Mi corazón reduce la fuerza de sus latidos, aliviado. Intento decir su nombre, pero tengo la garganta seca. Sin embargo, siento su mano apretar la mía antes de que aparezca en mi campo de visión.

—¿Quién cumpliría mis antojos comestibles si no despertabas, tonto? —Sonríe con suavidad.

Cuando intento sonreírle, duele: mi cabeza, mi rostro, mis costillas, mi estómago y mis piernas. Es como si todo el peso del mundo hubiera caído sobre mí y lo estuvieran levantando de a poco. Respirar no es una agonía, pero tampoco un placer. Soy consciente de cada punzada que me azota al inhalar.

Entonces, escucho un jadeo. La sonrisa de Tam se suaviza y sigo su mirada hacia una esquina de la habitación, donde las patas de una silla arañan el piso cuando mi madre se pone de pie. Sus manos están envueltas en la cruz de oro que cuelga de su cuello. La aprieta contra su corazón al acercarse dubitativa, sin saber cómo reaccionaré.

Jamás vi su rostro tan colorado. Sus ojos están hinchados e inyectados con sangre. Nadie debe decirme que ha llorado todo el tiempo que esperó a que despertara.

Luce frágil, temerosa, llena de… ¿Culpa?

Mis ojos regresan a mi hermana, cuya expresión la delata. Aprieto los párpados y entiendo que el secreto salió a la luz. La idea de que mi situación la haya forzado a hablar me revuelve el estómago, pero también hace que el peso sobre mí se quite con más rapidez.

—Se viralizó —susurra.

Su mano intenta subir por mi brazo, pero un gemido involuntario de mi parte la hace disculparse.

—Saben que no fuiste tú, Gareth —añade—. Terminó. Se terminó. Eres libre, yo también lo soy.

Vuelvo a mirar a Vinca a la espera de su reacción. Mientras sus ojos se llenan de lágrimas, tiemblo. Una mezcla de impotencia y paz sobrecarga mi cuerpo.

—Lo siento tanto, hijo. —Se detiene a un paso de la camilla—. Es solo que… —Se quiebra de la misma forma en  me vi quebrarme una y otra vez frente al espejo el último mes—. No hay justificación. No intentaré buscarla. Lo siento.

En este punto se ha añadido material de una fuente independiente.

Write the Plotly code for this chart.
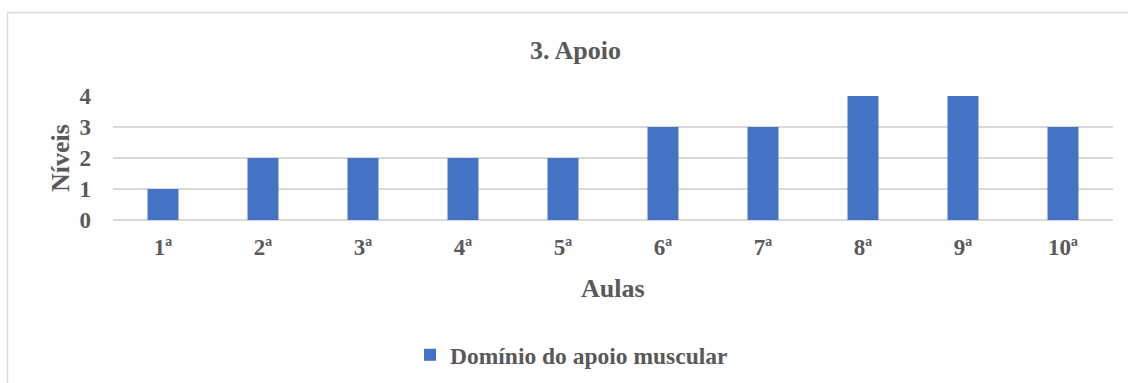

Mi madre, la mujer que siempre tuvo la última palabra, se calla.

Sin embargo, he pensado en ella desde que me cerró la puerta cuando el escándalo explotó. No puedo culparla del todo. Mi peor pesadilla sería que violaran a mi hija, y sé que ella no ha dejado de pensar en eso, en lo que sentiría si le sucediera a Tam. Odiaría que defendieran al abusador. Cuando el mundo entero gritó por Dove Brondel, una niña que sufrió a manos de una escoria, Vinca no se sintió nadie para ir contra una acusación tan seria.

Sé que me ama a su modo. No tiene que decirme que le dolió echarme, pero lo hizo porque era lo correcto no solo ante los ojos del resto, sino para sus propios principios.

Cuando Tam me contó sobre Parker me puse de su lado. Quise que todos, incluidos los padres del chico, apoyaran a Tam y condenaran al maldito. Y si Dove existiera y yo la hubiera lastimado, ¿no sería hipócrita querer algo distinto?

Sí, lo peor es que hieran a tu niña, pero también es una pesadilla que acusen a tu niño.

Era una situación complicada.

—Entiendo por qué no lo hiciste. —Mi voz es ronca—. Y tardaré en perdonar que no me hayas creído, incluso si una parte de mí está orgullosa de que no seas el tipo de persona que defiende a un presunto abusador, sea quien sea. —Estoy cansado de ser odiado, quiero ser amado—. Tenemos tiempo para hablar, pero ahora… ¿podrías darme un abrazo, mamá?

Corre hacia nosotros. Nos envuelve con la delicadeza de quien no quiere lastimarte. Por la forma en que besa la frente de Tam me percato de que hablaron de lo que pasó mientras mi mente estaba visitando a papá, Lucy, Aza y Semy en el cielo.

Su abrazo es el hogar en el que crecí, el que visito cada vez que el mundo pesa demasiado y aquel que extrañaré cuando ya no esté. Es mi madre. No puedo hacer más que dejarme querer por ella e intentar devolverle ese amor de la forma que pueda, aunque jamás será suficiente para todo lo que me dio.

Incluso si cometió errores.

Entre la maraña de brazos mis ojos hallan la puerta entreabierta de la habitación. Alodie está apoyada contra el marco de la puerta, sin querer interrumpir el momento y sonriéndome con la felicidad de un loco.

Y está algo loca, nadie puede negarlo.